Total electron densities inside visual auroral forms were measured as great as 10**6 per cc. (corresponding to a critical reflection frequency of 10 MHZ). Very small-scale density variations (dN) capable of radar scattering were recorded on many flights, providing the first in situ confirmation of structures capable of VHF/UHF radar scattering. The altiude profiles of the small scale structures could extend from about 95 km to 125 km, with the peak most frequently occurring around 107 km (confirming earlier radar measurements of reflection height). R.m.s. values of the fluctuations at the peak commonly reached 5% or more. Frequency spectra of the dN fluctuations showed a quasi-exponential decrease and sometimes extended to greater than 2000Hz. Exact conversion of the frequency spectra to scale size is complicated by the horizontal velocity component of the vehicle and the (unknown) comparable velocity and direction of the (assumed) propagating plasma waves. However, using some reasonable assumptions indicated that the scale sizes go down at least to 10cm, and these are capable of scattering to 1000 MHz or higher.
An interesting co-operation in the 1960s was an attempt to launch one of the plasma probe rockets into an aurora seen on the PARL radar. At Prince Albert, Al Seaman programmed the PARL radar to generate a crude array (~8x8 ?) of latitudes and longitudes centered on Churchill as the radar scanned. Each box of the array held a single digit representing average echo strength. The array of data was transmitted by the PARL radar via telphone line to a Telex machine at the launch control site. Unfortunately the relatively long azimuth scan and signal integration times of the radar and the slow Telex display, coupled with the exceedingly transient nature of the echoes, prevented their use as launch criteria.

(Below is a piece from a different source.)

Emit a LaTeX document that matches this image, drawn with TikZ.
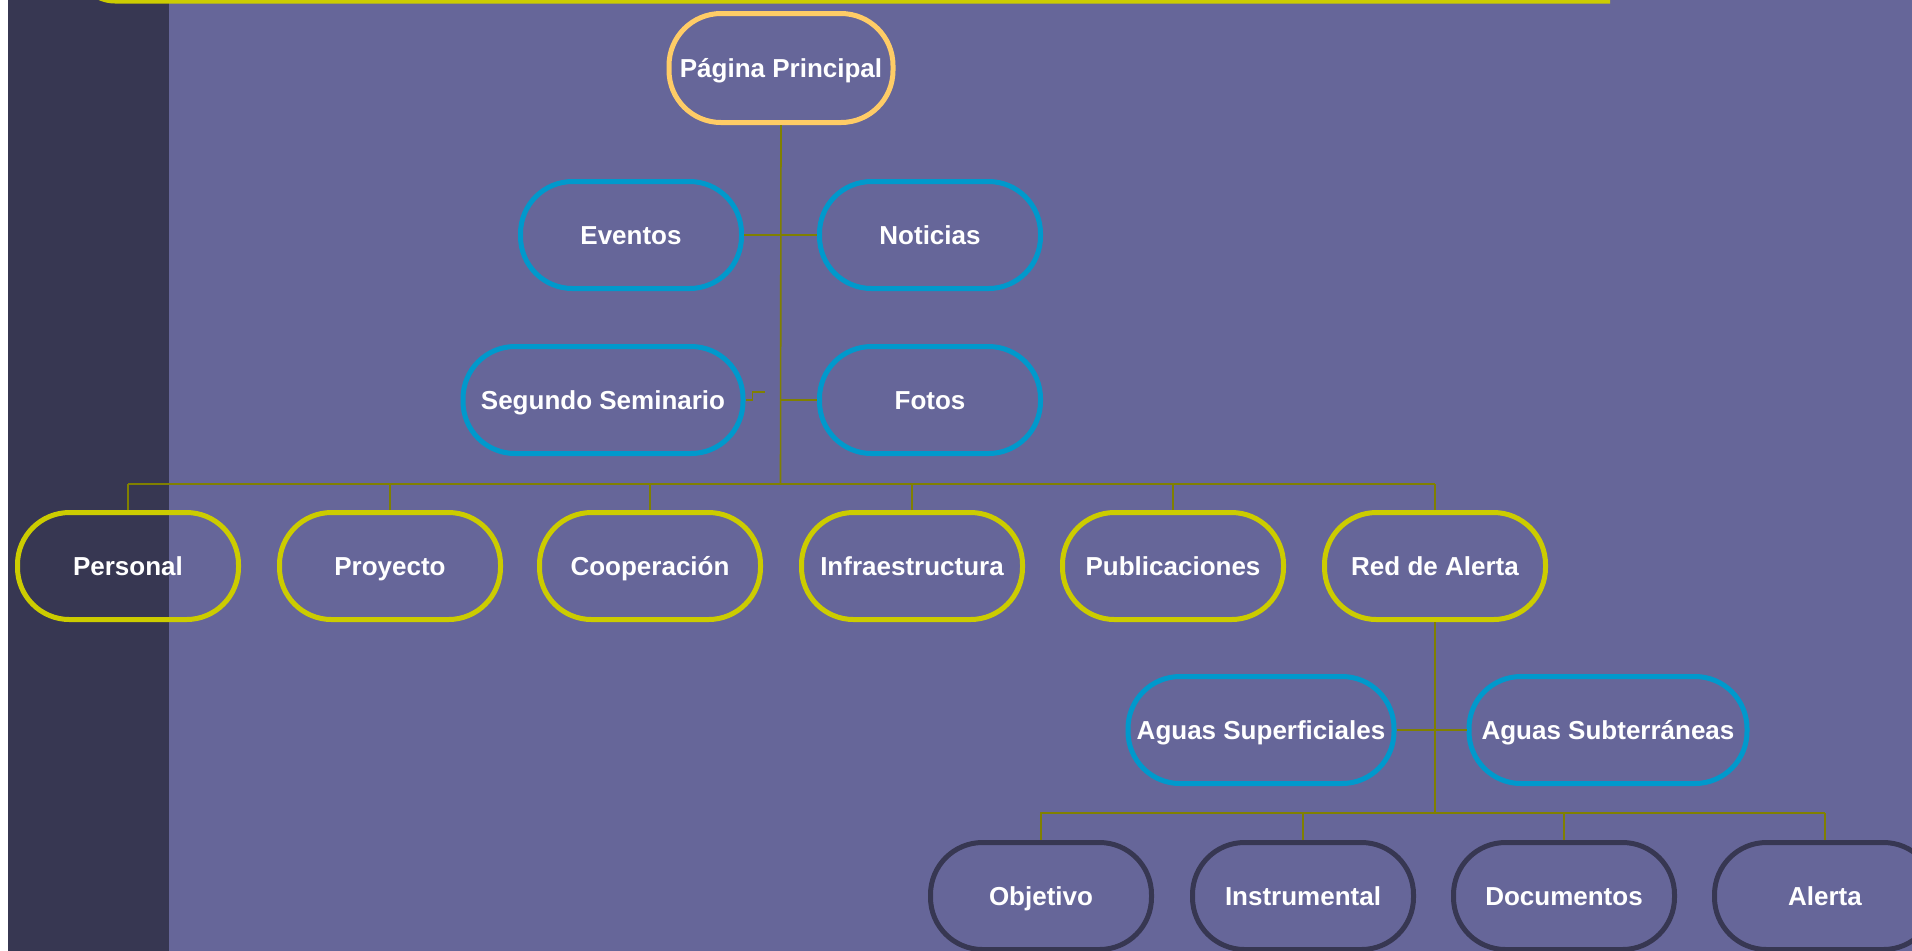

The Herzberg Institute's Planetary Sciences Section had a major involvement with several components of the CANOPUS network for auroral studies. One component, the BARS 48 MHz radar system, engineered by contract to Canadian Astronautics Limited, were installed at Red Lake, ON and Nipawin, SA, with a common radar observing area centered on Churchill. They were fully digital radar systems, controlled remotely from Ottawa, and transmitted their data continuously via ANIK satellite to the CANOPUS data center in Ottawa.